Kids Corner

Fashion

On Wearing Turbans

GUNPREET SINGH REKHI

 

 

 

I am a proud turban wearing Sikh. 

The turban is not simply a piece of cloth that I wrap around my head; it speaks volumes about my character, values and personality.

Traditionally, the turban was a sign of royalty. Turbans are worn globally. However, the vast majority of males who wear a turban in the Western world are Sikhs. Sikhism is the fifth-largest religion in the world with over thirty million adherents. The turban is a symbol of honour and self-respect.  Perhaps most importantly, it helps to preserve the Sikh identity.

I first started wearing a plain black turban in 1998.  For a few years, I stuck to the conservative colours: black, white and navy blue. But, I`ve always had an interest in fashion and an eye for detail.  So, a few years ago, I decided that I`d start experimenting and matching my turban colour to my outfit (pattern or solid colour on a dress shirt, bowtie, sweater, t-shirt, etc.).  Having visited numerous Punjabi clothing stores, I already knew that turbans were readily available in hundreds of colours.

But first, allow me to explain the basics – styles, fabrics and colours.  There are a few different styles of turbans.  The style of turban that one chooses to tie is based on personal style and preference.  My personal style is a turban that has origins in the Sikh communities in UK/Africa. 

As a result of the shorter length used there, the turban is more compact than other styles.

In terms of the fabric itself, there are two main types of materials: cotton voile and rubia.  My preference is for the cotton voile fabric as it’s lighter and thinner. 

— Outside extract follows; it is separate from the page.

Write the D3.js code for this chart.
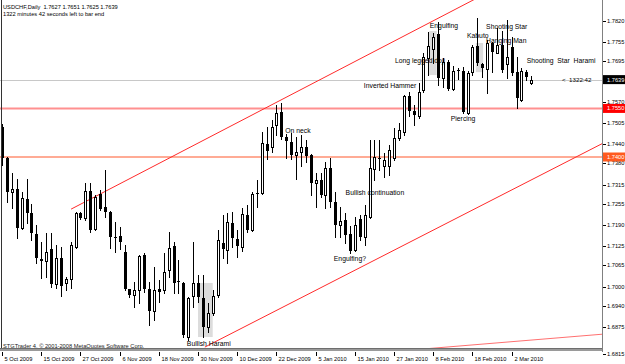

I’ve bought all of my turbans in stores located in Toronto, New York City and New Delhi. 

Generally speaking, the colour of the turban doesn’t have a lot of significance (although red/pink are commonly worn at joyous occasions such as a wedding).  For obvious reasons, I don’t wear bright colours to somber occasions.

So, how did I get started?

Initially, I took a few items of clothing to the stores and matched them shade-for-shade to turbans that were available for sale.  It’s also possible to get custom dyed turbans, but I’ve always bought mine “off the rack”.  I’ve also bought quite a few turbans for which I didn’t have complimentary outfits, simply because I loved the colour. I would then use this as an excuse to go shopping for new articles of clothing.

With every passing year, my collection has grown larger and larger. I’ve acquired somewhat of a reputation for matching my turban to my outfit.  More often than not, the matching will be obvious.  Sometimes, I’ll have more fun with it and match the turban colour to a more discreet pattern (e.g., polka dots) or item (e.g., a pocket square) – just to keep my friends on their toes.  In my closet, I know exactly which turban will compliment a particular article of clothing.

Since purchasing my first turban -- a black one -- I’ve added another 80+ colours to my ever-growing collection. Details are important and I’m a firm believer that in order to pull off the look, exact shades matter.

Some people (including strangers) are kind enough to compliment me on my colour co-ordination and many others ask why I do it. Quite simple really – initially, it began as an opportunity to marry my Sikh identity with my interest in modern fashion and slowly evolved into an extension of both my personal brand and style.

 

[Courtesy: The Fine Young Gentleman]

December 5, 2012

 

Conversation about this article

1: Charandeep Singh (Chandigarh, Punjab), December 05, 2012, 10:59 PM.

My compliments! The turban is a Sikh's identity and pride; it strengthens his belief that his Guru's hand is on his head. Long live bani and bana.

2: Jasmeet (Melbourne, Australia), December 10, 2012, 8:24 PM.

Kudos to your enthusiasm, Gunpreet. I wish there were more who shared your passion.